Alguns encontramos simplesmente depredados – quando os encontramos, pois é normal ver estações simplesmente vazias. Isso a despeito de haver atendimento 24 horas, sete dias por semana, com um sistema on-line de localização e reserva dos veículos, que pode ser acessado tanto pela internet quanto por meio de um aplicativo para smartphone.
Por fim, alguns dos terminais de obtenção e carregamento dos crachás (badges) usados para liberar e abrir os carros, que têm paredes de vidro e cobertura, viraram abrigo de moradores de rua – é uma forma de se proteger do vento gelado, muito embora nesta época do ano nem esteja tão frio (algo entre 12ºC e 24ºC).
Dificultar o acesso
Com tantas encrencas – e possivelmente custos –, é compreensível que os administradores do Autolib’ procurem restringir o acesso ao sistema. Por si só o acesso a um veículo automotor deve ser rígido. Seus atendentes, no entanto, parecem estar instruídos a dificultar ainda mais o acesso quando se trata de um estrangeiro.

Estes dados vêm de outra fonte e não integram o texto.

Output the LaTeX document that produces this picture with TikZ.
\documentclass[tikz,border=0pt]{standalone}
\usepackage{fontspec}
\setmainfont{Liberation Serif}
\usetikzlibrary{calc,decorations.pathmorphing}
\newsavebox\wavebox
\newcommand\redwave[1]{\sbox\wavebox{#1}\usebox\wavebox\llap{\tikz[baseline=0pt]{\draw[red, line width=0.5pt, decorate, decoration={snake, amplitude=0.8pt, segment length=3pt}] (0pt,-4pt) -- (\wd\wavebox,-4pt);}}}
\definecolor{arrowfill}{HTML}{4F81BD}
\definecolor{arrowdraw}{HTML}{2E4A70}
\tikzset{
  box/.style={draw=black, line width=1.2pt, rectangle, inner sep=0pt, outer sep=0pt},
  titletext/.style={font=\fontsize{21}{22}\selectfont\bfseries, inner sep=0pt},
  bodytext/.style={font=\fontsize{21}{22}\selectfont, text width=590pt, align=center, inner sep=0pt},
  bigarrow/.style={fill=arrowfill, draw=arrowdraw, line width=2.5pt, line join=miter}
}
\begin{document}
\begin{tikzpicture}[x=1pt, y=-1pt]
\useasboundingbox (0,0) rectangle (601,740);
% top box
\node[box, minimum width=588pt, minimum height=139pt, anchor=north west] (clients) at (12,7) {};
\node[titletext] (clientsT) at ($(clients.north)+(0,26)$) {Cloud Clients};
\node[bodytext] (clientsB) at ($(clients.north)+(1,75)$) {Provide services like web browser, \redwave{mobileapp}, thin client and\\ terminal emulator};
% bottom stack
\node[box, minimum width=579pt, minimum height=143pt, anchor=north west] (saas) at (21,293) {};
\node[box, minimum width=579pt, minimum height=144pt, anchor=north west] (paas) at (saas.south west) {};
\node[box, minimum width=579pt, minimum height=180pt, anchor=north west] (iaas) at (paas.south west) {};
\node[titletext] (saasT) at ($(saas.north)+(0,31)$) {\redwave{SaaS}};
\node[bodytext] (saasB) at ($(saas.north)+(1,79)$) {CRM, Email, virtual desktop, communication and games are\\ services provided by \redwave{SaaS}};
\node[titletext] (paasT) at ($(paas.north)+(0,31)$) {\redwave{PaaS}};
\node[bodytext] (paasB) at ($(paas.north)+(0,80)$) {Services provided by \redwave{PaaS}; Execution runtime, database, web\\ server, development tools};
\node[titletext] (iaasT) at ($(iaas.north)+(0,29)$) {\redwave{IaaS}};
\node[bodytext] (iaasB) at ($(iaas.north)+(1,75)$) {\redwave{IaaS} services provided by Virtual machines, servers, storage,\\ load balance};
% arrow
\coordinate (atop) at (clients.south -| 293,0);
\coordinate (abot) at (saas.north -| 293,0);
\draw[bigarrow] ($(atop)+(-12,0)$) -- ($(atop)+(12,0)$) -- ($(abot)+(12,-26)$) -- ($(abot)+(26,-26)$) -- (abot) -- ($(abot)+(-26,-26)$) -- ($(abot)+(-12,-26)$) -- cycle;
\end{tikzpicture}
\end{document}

Para começar, diferentemente do que ocorre em locadoras de automóveis convencionais, em que a CNH (Carteira Nacional de Habilitação) brasileira é suficiente para alugar um carro, no Autolib’ a carteira internacional é expressamente exigida. Até aí, nada mais justo.
No Detran-SP (Departamento Estadual de Trânsito de São Paulo), a PID (Permissão Internacional para Dirigir) não é barata. Custa R$ 221,54. Tive o cuidado de tirá-la para ter a experiência de usufruir do Autolib’. Fiz todo o processo pela internet (enviei os documentos anexados etc.).

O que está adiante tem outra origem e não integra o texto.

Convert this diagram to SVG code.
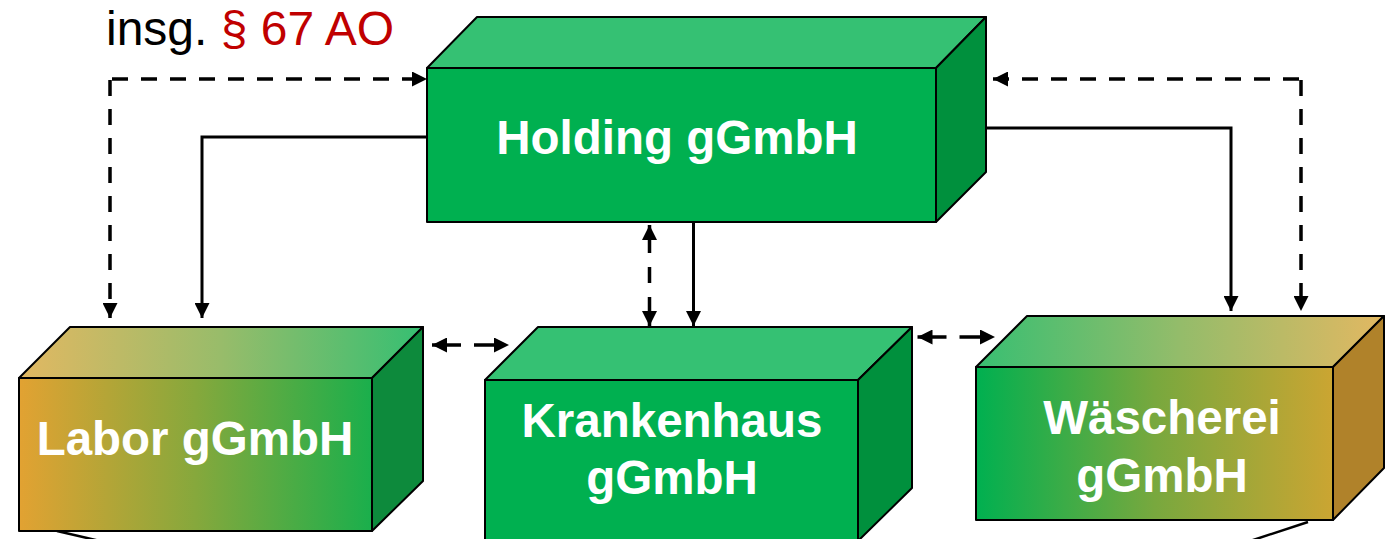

Começou então minha saga pelos terminais de atendimento. Na primeira vez, munido apenas com a CNH brasileira, tentei tirar o crachá. Não podia. Tinha de mostrar mais uma vez (embora os tivesse enviado, com o cadastro aprovado) os documentos no terminal.

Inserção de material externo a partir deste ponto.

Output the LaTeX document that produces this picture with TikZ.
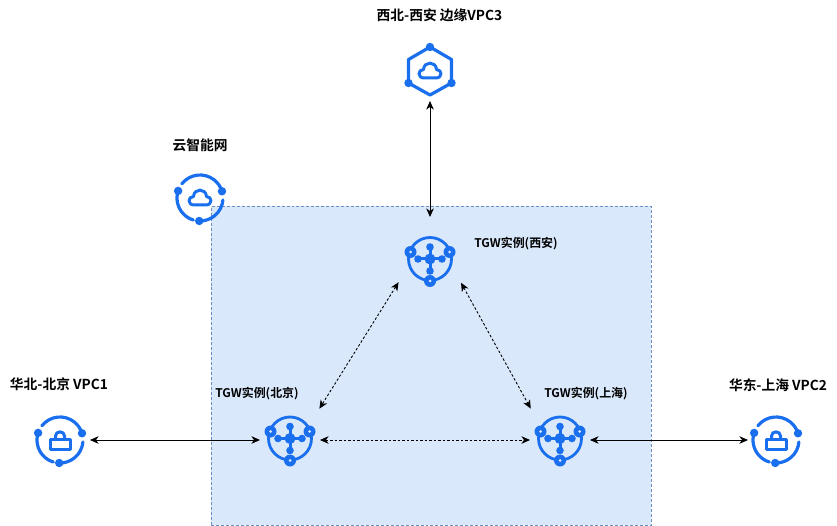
\documentclass[tikz,border=0pt]{standalone}
\usepackage{fontspec}
\setmainfont{Noto Sans CJK SC}[BoldFont={Noto Sans CJK SC Bold}]
\usetikzlibrary{arrows.meta}
\definecolor{iconblue}{HTML}{1A6FEE}
\definecolor{zonefill}{HTML}{DAE8FC}
\definecolor{zoneline}{HTML}{6C8EBF}
\tikzset{
  x=1bp,y=-1bp,
  zone/.style={draw=zoneline,fill=zonefill,densely dashed,line width=.6bp},
  anchorbox/.style={circle,minimum size=60bp,inner sep=0pt,outer sep=0pt},
  hubbox/.style={circle,minimum size=80bp,inner sep=0pt,outer sep=0pt},
  iconline/.style={draw=iconblue,line width=3.2bp,line cap=round,line join=round},
  thinicon/.style={draw=iconblue,line width=3bp,line cap=round,line join=round},
  icondot/.style={fill=iconblue},
  solidlink/.style={{Stealth[length=8.5bp,width=7.5bp,inset=2.5bp]}-{Stealth[length=8.5bp,width=7.5bp,inset=2.5bp]},line width=.9bp,black},
  dashlink/.style={solidlink,dash pattern=on 2.5bp off 2bp},
  lab/.style={font=\bfseries\fontsize{13.8}{16}\selectfont,inner sep=0pt,black},
  smalllab/.style={font=\bfseries\fontsize{12}{14}\selectfont,inner sep=0pt,black},
  pics/cloudshape/.style={code={
    \draw[thinicon]
      (-6,7) -- (6,7)
      .. controls (12.5,7) and (12.5,-1.5) .. (6.5,-1.5)
      .. controls (6,-10) and (-6,-10) .. (-6.5,-1.5)
      .. controls (-12.5,-1.5) and (-12.5,7) .. (-6,7) -- cycle;
  }},
  pics/ringshape/.style={code={
    \begin{scope}[y=1bp]
    \draw[iconline] (142:23) arc[start angle=142,end angle=17,radius=23bp];
    \draw[iconline] (-5:23) arc[start angle=-5,end angle=-92,radius=23bp];
    \draw[iconline] (162:23) arc[start angle=162,end angle=253,radius=23bp];
    \fill[icondot] (162:23) circle[radius=4.2];
    \fill[icondot] (17:23) circle[radius=4.2];
    \fill[icondot] (-92:23) circle[radius=4.2];
    \end{scope}
  }},
  pics/lockshape/.style={code={
    \draw[thinicon] (-10,-1) rectangle (10,9.5);
    \draw[thinicon] (-4.5,-1) -- (-4.5,-4) .. controls (-4.5,-9.5) and (4.5,-9.5) .. (4.5,-4) -- (4.5,-1);
  }},
  pics/tgwshape/.style={code={
    \draw[iconline,line width=2.8bp] (0,0) circle[radius=21.5];
    \foreach \dx/\dy in {-12/0,12/0,0/-12,0/12}{
      \draw[iconblue,line width=3bp] (0,0) -- (\dx,\dy);
      \fill[icondot] (\dx,\dy) circle[radius=3.8];
    }
    \fill[icondot] (0,0) circle[radius=5.5];
    \foreach \dx/\dy in {-19.5/-7,19.5/-7,0/22}{
      \fill[icondot] (\dx,\dy) circle[radius=6];
      \fill[zonefill] (\dx,\dy) circle[radius=1.5];
    }
  }},
  pics/hexshape/.style={code={
    \draw[iconline] (0,-24) -- (21.5,-11.5) -- (21.5,12) -- (0,24) -- (-21.5,12) -- (-21.5,-11.5) -- cycle;
    \fill[icondot] (0,-24) circle[radius=4.2];
    \fill[icondot] (-21.5,12) circle[radius=4.2];
    \fill[icondot] (21.5,12) circle[radius=4.2];
  }},
}
\begin{document}
\begin{tikzpicture}
\useasboundingbox (0,0) rectangle (837,526);
\fill[white] (0,0) rectangle (837,526);
\node[zone,minimum width=440bp,minimum height=319bp,inner sep=0pt,anchor=north west] (region) at (211,206) {};

\node[anchorbox] (vpcthree) at (430,71) {};
\pic at (vpcthree) {hexshape};
\pic at (vpcthree) {cloudshape};

\node[anchorbox] (cen) at (200,198) {};
\pic at (cen) {ringshape};
\pic at (cen) {cloudshape};

\node[anchorbox] (vpcone) at (60,440) {};
\pic at (vpcone) {ringshape};
\pic at (vpcone) {lockshape};

\node[anchorbox] (vpctwo) at (776,440) {};
\pic at (vpctwo) {ringshape};
\pic at (vpctwo) {lockshape};

\node[hubbox] (tgwxa) at (430,259) {};
\pic at (tgwxa) {tgwshape};
\node[hubbox] (tgwbj) at (290,440) {};
\pic[yshift=1.5bp] at (tgwbj) {tgwshape};
\node[hubbox] (tgwsh) at (560,440) {};
\pic[yshift=1.5bp] at (tgwsh) {tgwshape};

\draw[solidlink,shorten >=2bp] (vpcthree.south) -- (tgwxa.north);
\draw[solidlink,shorten >=-10bp] (vpcone.east) -- (tgwbj.west);
\draw[solidlink,shorten <=-10bp,shorten >=-2bp] (tgwsh.east) -- (vpctwo.west);
\draw[dashlink,shorten <=-10bp,shorten >=-10bp] (tgwbj.east) -- (tgwsh.west);
\draw[dashlink,shorten <=-1bp,shorten >=3bp] (tgwxa.217.5) -- (tgwbj.46);
\draw[dashlink,shorten <=-1bp,shorten >=3bp] (tgwxa.322.5) -- (tgwsh.134);

\node[lab] (t1) at (439.5,15) {西北-西安 边缘VPC3};
\node[lab] (t2) at (200,145) {云智能网};
\node[smalllab] (t3) at (516,244) {TGW实例(西安)};
\node[smalllab] (t4) at (257,394) {TGW实例(北京)};
\node[smalllab] (t5) at (586,394) {TGW实例(上海)};
\node[lab] (t6) at (59,384) {华北-北京 VPC1};
\node[lab] (t7) at (778,385) {华东-上海 VPC2};
\end{tikzpicture}
\end{document}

Volto no dia seguinte ao terminal e aí vem a parte bizarra. Munido de CNH, PID, passaporte e tudo mais, o atendente pede que os documentos sejam novamente escaneados (há uma câmera própria para isso no terminal, em que tudo é feito por videochamada).
Ao final do processo, ele diz: “Veja bem. Seus documentos estão todos em ordem, mas não são suficientes. Sinto muito. Para obter o badge, você precisa de uma autorização especial para dirigir em Paris. Essa autorização você pode conseguir na prefeitura [são diversos prédios da Mairie de Paris pela cidade] ou na polícia”. Autorização especial??? “Sim. Sinto muito.”
Morador de rua usa terminal de atendimento como abrigo. Foto Luís Perez/Carpress
Àquela altura, em pleno domingo, os prédios da prefeitura estavam fechados. Fui direto à polícia (daí minha suposição: se eu não fosse exatamente uma pessoa idônea, a última coisa que iria querer fazer era ir até a polícia). Extremamente cordial e solícito, o policial disse que aquela exigência não procedia.
Recorri então às redes sociais. Pelo Facebook foi realizado um atendimento mais adequado, esclarecido que essa “autorização especial” de fato não existe e liberado o badge para uso do Autolib’ por este repórter. Fora o estado geral do carro, de fato é um grande achado para a cidade. O senão fica por conta da execução.
No final das contas, fica a impressão de que tudo o que o Autolib’ puder fazer para restringir o uso dos veículos por estrangeiros, a fim de evitar maiores encrencas, ele fará. O estado em que se encontram sistema, carros, estações e terminais, bem como essa questão da burocracia, foram encaminhadas à área de imprensa do Autolib’.